>>>

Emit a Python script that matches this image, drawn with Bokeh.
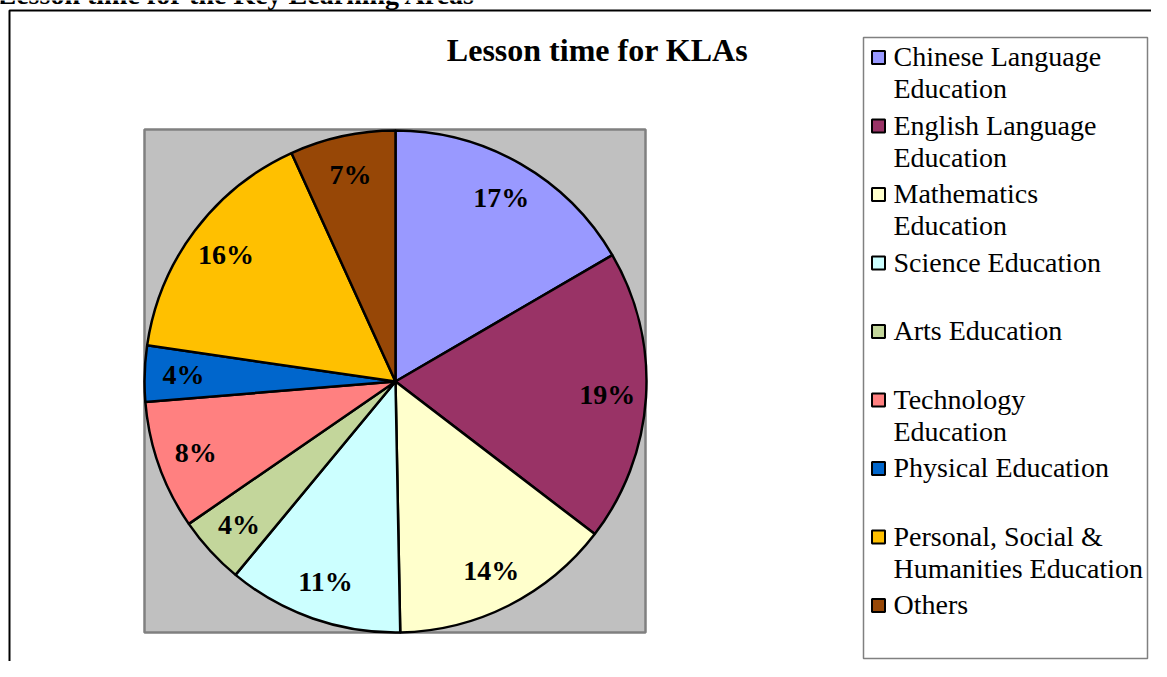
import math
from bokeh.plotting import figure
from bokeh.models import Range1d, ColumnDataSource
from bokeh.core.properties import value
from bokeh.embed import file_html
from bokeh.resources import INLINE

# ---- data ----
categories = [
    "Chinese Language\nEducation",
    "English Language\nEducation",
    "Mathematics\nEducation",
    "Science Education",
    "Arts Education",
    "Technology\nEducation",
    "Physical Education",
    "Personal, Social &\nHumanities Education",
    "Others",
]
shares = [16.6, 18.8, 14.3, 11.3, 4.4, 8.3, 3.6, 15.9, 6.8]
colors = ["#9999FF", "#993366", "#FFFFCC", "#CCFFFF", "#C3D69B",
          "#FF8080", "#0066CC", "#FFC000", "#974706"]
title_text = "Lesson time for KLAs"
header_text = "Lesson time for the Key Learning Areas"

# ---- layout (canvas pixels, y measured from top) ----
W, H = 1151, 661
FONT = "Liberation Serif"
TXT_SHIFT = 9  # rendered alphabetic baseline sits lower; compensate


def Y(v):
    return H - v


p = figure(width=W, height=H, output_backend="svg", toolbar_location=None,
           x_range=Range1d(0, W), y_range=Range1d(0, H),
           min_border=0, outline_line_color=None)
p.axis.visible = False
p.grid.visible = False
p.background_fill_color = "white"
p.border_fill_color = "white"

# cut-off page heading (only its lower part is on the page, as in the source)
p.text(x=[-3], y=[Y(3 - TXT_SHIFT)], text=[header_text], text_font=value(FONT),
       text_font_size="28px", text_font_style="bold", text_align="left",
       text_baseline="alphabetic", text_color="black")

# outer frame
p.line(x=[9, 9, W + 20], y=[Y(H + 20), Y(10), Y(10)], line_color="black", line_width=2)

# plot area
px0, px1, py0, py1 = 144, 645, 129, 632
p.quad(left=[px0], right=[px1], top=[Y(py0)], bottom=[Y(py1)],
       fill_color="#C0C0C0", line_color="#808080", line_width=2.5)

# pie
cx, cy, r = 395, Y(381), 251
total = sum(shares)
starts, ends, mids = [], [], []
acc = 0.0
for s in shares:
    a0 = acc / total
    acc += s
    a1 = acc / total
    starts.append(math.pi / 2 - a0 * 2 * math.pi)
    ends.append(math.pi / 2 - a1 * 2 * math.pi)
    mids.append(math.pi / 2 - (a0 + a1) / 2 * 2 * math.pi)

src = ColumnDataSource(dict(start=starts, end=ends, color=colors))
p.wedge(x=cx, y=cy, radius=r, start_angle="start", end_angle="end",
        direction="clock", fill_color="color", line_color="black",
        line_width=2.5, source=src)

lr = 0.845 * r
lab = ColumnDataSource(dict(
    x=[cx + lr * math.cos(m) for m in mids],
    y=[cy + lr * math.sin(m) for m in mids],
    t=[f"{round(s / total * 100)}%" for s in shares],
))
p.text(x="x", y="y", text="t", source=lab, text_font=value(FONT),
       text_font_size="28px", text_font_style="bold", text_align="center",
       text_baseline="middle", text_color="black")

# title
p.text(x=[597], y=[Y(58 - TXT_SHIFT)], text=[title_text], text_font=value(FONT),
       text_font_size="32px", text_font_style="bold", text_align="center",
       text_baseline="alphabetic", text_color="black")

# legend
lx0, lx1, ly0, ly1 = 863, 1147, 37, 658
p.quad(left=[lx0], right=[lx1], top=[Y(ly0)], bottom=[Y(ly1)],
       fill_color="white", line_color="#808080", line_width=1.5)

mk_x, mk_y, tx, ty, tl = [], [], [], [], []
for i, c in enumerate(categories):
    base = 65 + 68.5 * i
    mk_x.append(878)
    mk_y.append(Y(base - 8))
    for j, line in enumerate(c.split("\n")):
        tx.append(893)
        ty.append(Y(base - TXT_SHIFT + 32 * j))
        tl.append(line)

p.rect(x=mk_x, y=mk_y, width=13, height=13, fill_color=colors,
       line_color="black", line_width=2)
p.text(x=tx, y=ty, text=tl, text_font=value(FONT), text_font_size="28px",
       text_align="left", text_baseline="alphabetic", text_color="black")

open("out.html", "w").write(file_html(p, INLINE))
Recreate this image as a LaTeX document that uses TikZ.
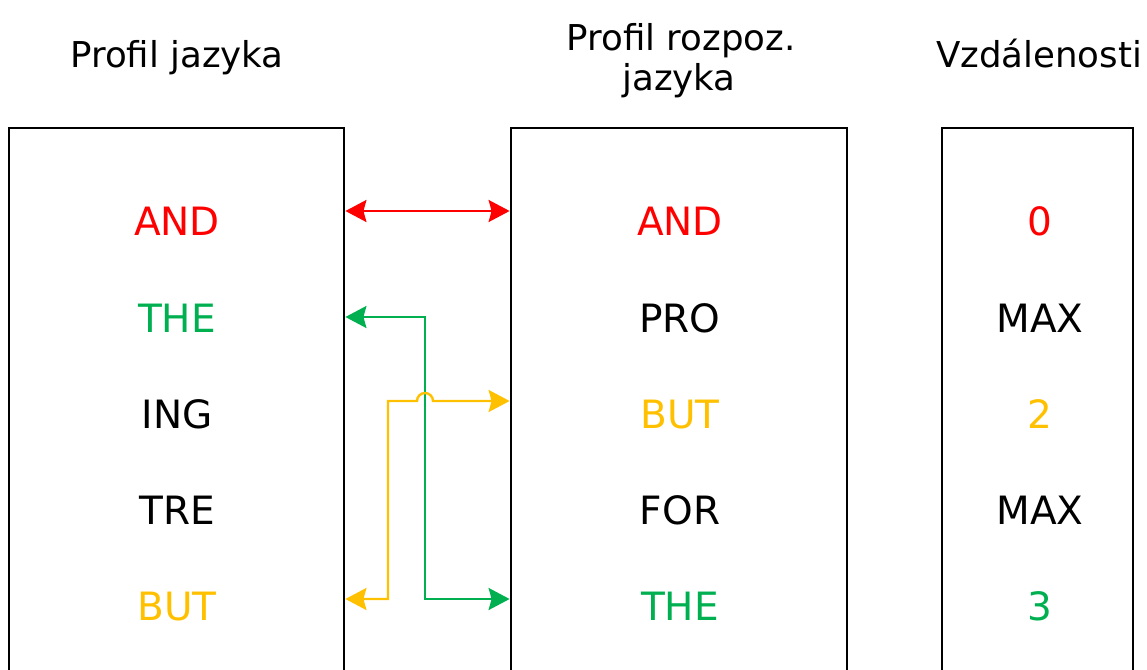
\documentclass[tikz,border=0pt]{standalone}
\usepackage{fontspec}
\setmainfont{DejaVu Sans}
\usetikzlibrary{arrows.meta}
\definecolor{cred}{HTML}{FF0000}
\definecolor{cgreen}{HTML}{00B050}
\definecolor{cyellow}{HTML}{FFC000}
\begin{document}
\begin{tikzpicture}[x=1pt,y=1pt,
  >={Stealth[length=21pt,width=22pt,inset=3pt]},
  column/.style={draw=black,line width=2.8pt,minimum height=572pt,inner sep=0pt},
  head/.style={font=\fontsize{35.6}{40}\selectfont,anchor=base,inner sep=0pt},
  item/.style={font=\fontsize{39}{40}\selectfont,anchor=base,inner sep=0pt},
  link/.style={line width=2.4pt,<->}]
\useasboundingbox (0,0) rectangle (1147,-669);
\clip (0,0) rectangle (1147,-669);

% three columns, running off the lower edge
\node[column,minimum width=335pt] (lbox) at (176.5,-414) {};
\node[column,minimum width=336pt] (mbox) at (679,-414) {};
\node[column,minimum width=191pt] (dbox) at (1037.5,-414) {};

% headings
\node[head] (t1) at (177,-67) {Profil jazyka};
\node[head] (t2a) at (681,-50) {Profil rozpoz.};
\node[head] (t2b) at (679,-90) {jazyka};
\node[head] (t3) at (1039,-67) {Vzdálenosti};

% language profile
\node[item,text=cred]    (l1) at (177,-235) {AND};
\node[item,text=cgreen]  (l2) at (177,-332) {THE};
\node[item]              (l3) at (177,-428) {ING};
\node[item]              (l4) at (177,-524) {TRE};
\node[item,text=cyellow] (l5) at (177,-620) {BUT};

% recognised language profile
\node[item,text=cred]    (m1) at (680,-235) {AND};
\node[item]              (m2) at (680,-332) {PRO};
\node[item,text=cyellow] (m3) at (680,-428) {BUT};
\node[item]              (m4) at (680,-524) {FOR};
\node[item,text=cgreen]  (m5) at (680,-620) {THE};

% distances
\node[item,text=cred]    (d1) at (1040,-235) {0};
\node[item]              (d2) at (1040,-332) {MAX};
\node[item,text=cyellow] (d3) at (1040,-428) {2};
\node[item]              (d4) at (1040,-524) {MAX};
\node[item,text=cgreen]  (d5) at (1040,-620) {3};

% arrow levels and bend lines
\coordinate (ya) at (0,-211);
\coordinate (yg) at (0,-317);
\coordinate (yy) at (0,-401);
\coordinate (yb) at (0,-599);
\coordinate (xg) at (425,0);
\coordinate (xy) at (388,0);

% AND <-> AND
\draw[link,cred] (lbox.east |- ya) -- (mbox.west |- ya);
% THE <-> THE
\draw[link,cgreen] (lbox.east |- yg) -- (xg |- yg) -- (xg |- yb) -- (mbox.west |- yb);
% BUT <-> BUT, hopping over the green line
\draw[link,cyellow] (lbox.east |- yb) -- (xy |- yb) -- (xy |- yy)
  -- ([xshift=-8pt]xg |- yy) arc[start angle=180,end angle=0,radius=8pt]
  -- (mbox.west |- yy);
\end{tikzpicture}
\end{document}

<<<

- **YOUR TASK**
Working from the entries above, reproduce exactly and only the lines beginning with the line that has "Recreate this image" and ending with the line that has "(l5) at (177,-620)"; omit all pictures.

- **CORRECT OUTPUT**
Recreate this image as a LaTeX document that uses TikZ.
\documentclass[tikz,border=0pt]{standalone}
\usepackage{fontspec}
\setmainfont{DejaVu Sans}
\usetikzlibrary{arrows.meta}
\definecolor{cred}{HTML}{FF0000}
\definecolor{cgreen}{HTML}{00B050}
\definecolor{cyellow}{HTML}{FFC000}
\begin{document}
\begin{tikzpicture}[x=1pt,y=1pt,
  >={Stealth[length=21pt,width=22pt,inset=3pt]},
  column/.style={draw=black,line width=2.8pt,minimum height=572pt,inner sep=0pt},
  head/.style={font=\fontsize{35.6}{40}\selectfont,anchor=base,inner sep=0pt},
  item/.style={font=\fontsize{39}{40}\selectfont,anchor=base,inner sep=0pt},
  link/.style={line width=2.4pt,<->}]
\useasboundingbox (0,0) rectangle (1147,-669);
\clip (0,0) rectangle (1147,-669);

% three columns, running off the lower edge
\node[column,minimum width=335pt] (lbox) at (176.5,-414) {};
\node[column,minimum width=336pt] (mbox) at (679,-414) {};
\node[column,minimum width=191pt] (dbox) at (1037.5,-414) {};

% headings
\node[head] (t1) at (177,-67) {Profil jazyka};
\node[head] (t2a) at (681,-50) {Profil rozpoz.};
\node[head] (t2b) at (679,-90) {jazyka};
\node[head] (t3) at (1039,-67) {Vzdálenosti};

% language profile
\node[item,text=cred]    (l1) at (177,-235) {AND};
\node[item,text=cgreen]  (l2) at (177,-332) {THE};
\node[item]              (l3) at (177,-428) {ING};
\node[item]              (l4) at (177,-524) {TRE};
\node[item,text=cyellow] (l5) at (177,-620) {BUT};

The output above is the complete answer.